Home is where the heart is

Carolyn - Olathe, Kansas
Entered on January 11, 2009
Age Group: Under 18

I believe that the home is not one tangible place.

I consider my house to be my safe-haven, my refuge, and my home. Every time I come home from a small trip or long vacation, I feel so relieved when I just let my bag slide off my arm and fall to the floor as I walk into my house. I am home.

I am also home when I do what I love best: acting, watching movies, hanging out with friends, and spending some time with my family.

I believe that these things are what make up my home because they make me feel at ease, happy, loved, and safe. I believe that is what a home should be. It is an environment that makes you feel like you are safe, warm, loved; it is a time and place where you can feel your heart fill with bliss

I came to this conclusion after the death of my grandmother.

Once she had died, she left behind a house that had been home to her, her husband, and their four children. My uncle wanted to buy the house and the other siblings were supportive in his decision. I however, was not so pleased. It wasn’t the fact that he was buying the house that disturbed me. I knew that the house had to be bought by somebody, family member or not. It was a question of why. He went through great lengths to get the house, and now that he has it, he’s making major renovations that it doesn’t even look like the original house. It made me think. Did he want his old home? Or did he want the land? I was starting to believe he would have fought for the lot that the house was on, even if the house itself had burned to the ground.

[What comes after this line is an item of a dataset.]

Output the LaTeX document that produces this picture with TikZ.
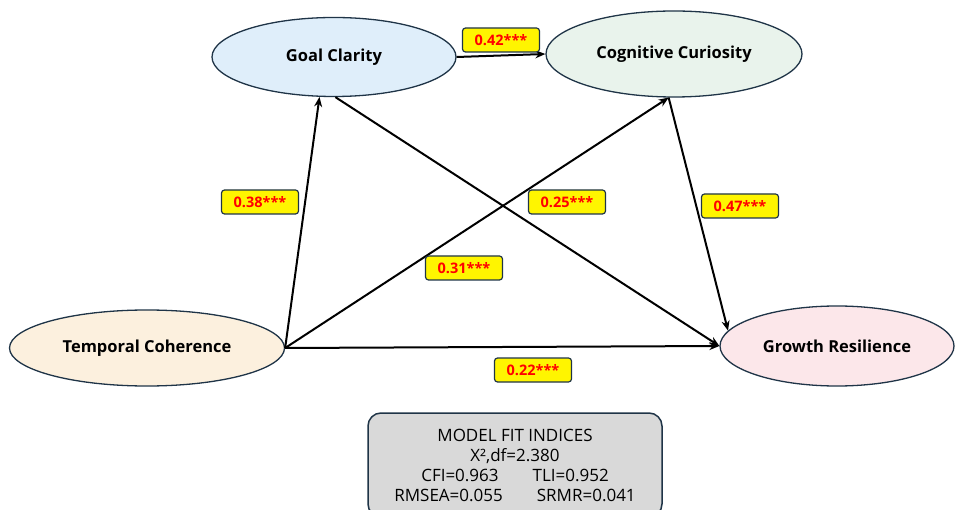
\documentclass[tikz,border=0pt]{standalone}
\usepackage{fontspec}
\setmainfont{Open Sans}
\usepackage{tikz}
\usetikzlibrary{positioning,shapes.geometric,arrows.meta}

\definecolor{edgeblue}{HTML}{1F3447}
\definecolor{gcfill}{HTML}{DFEEFA}
\definecolor{ccfill}{HTML}{E9F3EC}
\definecolor{tcfill}{HTML}{FCF0DE}
\definecolor{grfill}{HTML}{FCE7EA}
\definecolor{coefyellow}{HTML}{FFF500}
\definecolor{fitgray}{HTML}{D9D9D9}

\tikzset{
  latent/.style={draw=edgeblue, line width=1.3pt, ellipse, inner sep=0pt,
    font=\fontsize{16.5}{19}\selectfont\bfseries},
  coef/.style={draw=edgeblue, fill=coefyellow, rounded corners=3pt, line width=1.2pt,
    minimum width=77pt, minimum height=24pt, inner sep=0pt, text=red,
    font=\fontsize{14.5}{16}\selectfont\bfseries},
  path/.style={line width=2pt, -{Stealth[length=10pt,width=8pt]}}
}

\begin{document}
\begin{tikzpicture}[x=1pt, y=-1pt]
    \useasboundingbox (0,0) rectangle (955,510);
    % constructs
    \node[latent, fill=gcfill, minimum width=244pt, minimum height=79pt] (gc) at (334,57) {Goal Clarity};
    \node[latent, fill=ccfill, minimum width=256pt, minimum height=86pt] (cc) at (674,54) {Cognitive Curiosity};
    \node[latent, fill=tcfill, minimum width=275pt, minimum height=76pt] (tc) at (147,348) {Temporal Coherence};
    \node[latent, fill=grfill, minimum width=234pt, minimum height=80pt] (gr) at (837,346) {Growth Resilience};
    % paths
    \draw[path] (gc.east) -- (cc.west);
    \draw[path] (tc.east) -- (gc.-110);
    \draw[path] (tc.east) -- (cc.-97);
    \draw[path] (gc.-88) -- (gr.west);
    \draw[path] (cc.-97) -- (gr.172);
    \draw[path] (tc.east) -- (gr.west);
    % coefficients
    \node[coef] (b42) at (501,40) {0.42***};
    \node[coef] (b38) at (260,202) {0.38***};
    \node[coef] (b25) at (567,202) {0.25***};
    \node[coef] (b31) at (464,268) {0.31***};
    \node[coef] (b47) at (740,206) {0.47***};
    \node[coef] (b22) at (533,370) {0.22***};
    % fit indices
    \node[draw=edgeblue, fill=fitgray, line width=1.5pt, rounded corners=13pt,
      minimum width=294pt, minimum height=104pt, align=center,
      font=\fontsize{17}{20}\selectfont] (fit) at (515,465)
      {MODEL FIT INDICES\\X²,df=2.380\\CFI=0.963\hspace{2em}TLI=0.952\\RMSEA=0.055\hspace{2em}SRMR=0.041};
\end{tikzpicture}
\end{document}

Taking it a step further, I think about the fighting in Israel. I see the effects of the fight for land taken to the extreme. The struggle in that place goes back years and years and I can hardly make out any of it. I find it ironic that there is so much nonsensical fighting and bloodshed in a place that is called the “Holy Land”. Whenever I get in a discussion with someone who tries to explain it to me, I hear, “It’s their home. They’re fighting over their home.” How can it be a home if it includes pain, suffering, and heartache? If that was what home meant, I wouldn’t want one.

But I do have a home, and it isn’t just my house. Although my house is a home to me, if it was burned down or invaded by another country, I have plenty to fall back on.